Ein Kanzlerkandidat im Zeugenstand
Bundesfinanzminister Scholz weist jegliche persönliche Verantwortung zurück
Berlin – Die wichtigste Frage versucht Finanzminister Olaf Scholz mit nur einem Wort abzubügeln: „Tragen Sie persönlich Verantwortung dafür, dass dieser Skandal nicht früher aufgefallen ist?“, fragt CDU-Politiker Matthias Hauer. „Nein“, sagt Scholz typisch ruhig, doch bestimmt. Aus seiner Sicht könnte es jetzt vorbei sein; es wäre die kürzeste aller Zeugenbefragungen im Untersuchungsausschuss zum wohl größten Bilanzskandal der deutschen Nachkriegszeit, dem Fall Wirecard. Doch so leicht lassen Union und Opposition den SPD-Kanzlerkandidaten am Donnerstag nicht davonkommen.
Irritierende Privatmail
Es ist der vorläufige Höhepunkt einer spektakulären Vernehmungswoche. Wirtschaftsminister Peter Altmaier (CDU) hat schon ausgesagt, Finanzstaatssekretär Jörg Kukies (SPD) wurde bis in die Nacht befragt. Am Freitag kommt die Kanzlerin. Doch niemand von ihnen hat so viel zu verlieren wie Scholz. Er war mit seinem Ministerium nicht nur für die Finanzaufsicht Bafin zuständig, der im Fall Wirecard schwere Fehler vorgeworfen werden. Als Kanzlerkandidat muss er auch dafür sorgen, dass ihn der Skandal nicht bis in die Bundestagswahl im Herbst verfolgt.

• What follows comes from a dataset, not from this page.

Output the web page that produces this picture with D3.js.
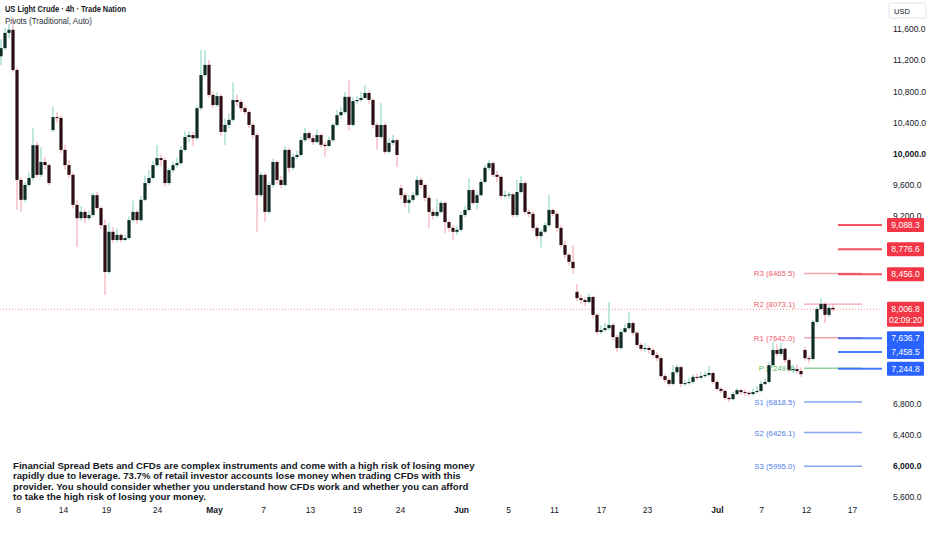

Nach kurzer Zeit im Zeugenstand ist klar: Es wird nicht einfach – doch Scholz bleibt Scholz. Er antwortet oft kurz angebunden. Nicht mehr sagen, sich nicht mehr rühren als unbedingt nötig.
Die Opposition und vor allem der Koalitionspartner Union haben sich vorgenommen, ihn hart ranzunehmen. „Sie haben es sich ein bisschen
zu einfach gemacht“, kritisiert CDU-Mann Hauer. Er ist es, der Scholz am stärksten in Bedrängnis bringt. Hauer wirft ihm vor, er habe dem Ausschuss relevante E-Mails von seinem privaten Konto vorenthalten. Dieser muss einräumen, Zeitungsartikel manchmal von einer privaten Adresse weiterzuleiten. Befragung
unterbrochen. Der Ausschuss zeigt sich „irritiert“.
Wenig Substanzielles
Tatsächlich findet auch die Opposition aber wenig Substanzielles, was Scholz persönlich belasten würde. Von einer besonders kritisierten Maßnahme der Bafin sei er vorab
nicht informiert gewesen, sagt Scholz. Die Bafin hatte Anlegern zeitweise verboten, bei Wirecard auf fallende Kurse zu wetten. Bei den Aktionären entstand dadurch der Eindruck, bei dem Konzern sei alles in Ordnung.
Scholz betont die kriminelle Energie bei Wirecard. Er sei sozusagen im Beifang dieses
Kriminalfalls mitgefangen. Brisanter könnte ein zweiter Untersuchungsausschuss werden, in dem Scholz nächste Woche aussagen muss: Es geht um mögliche Einflussnahme des damaligen Hamburger Bürgermeisters auf die steuerliche Behandlung einer Bank, die in einem „Cum Ex“-Skandal steckt.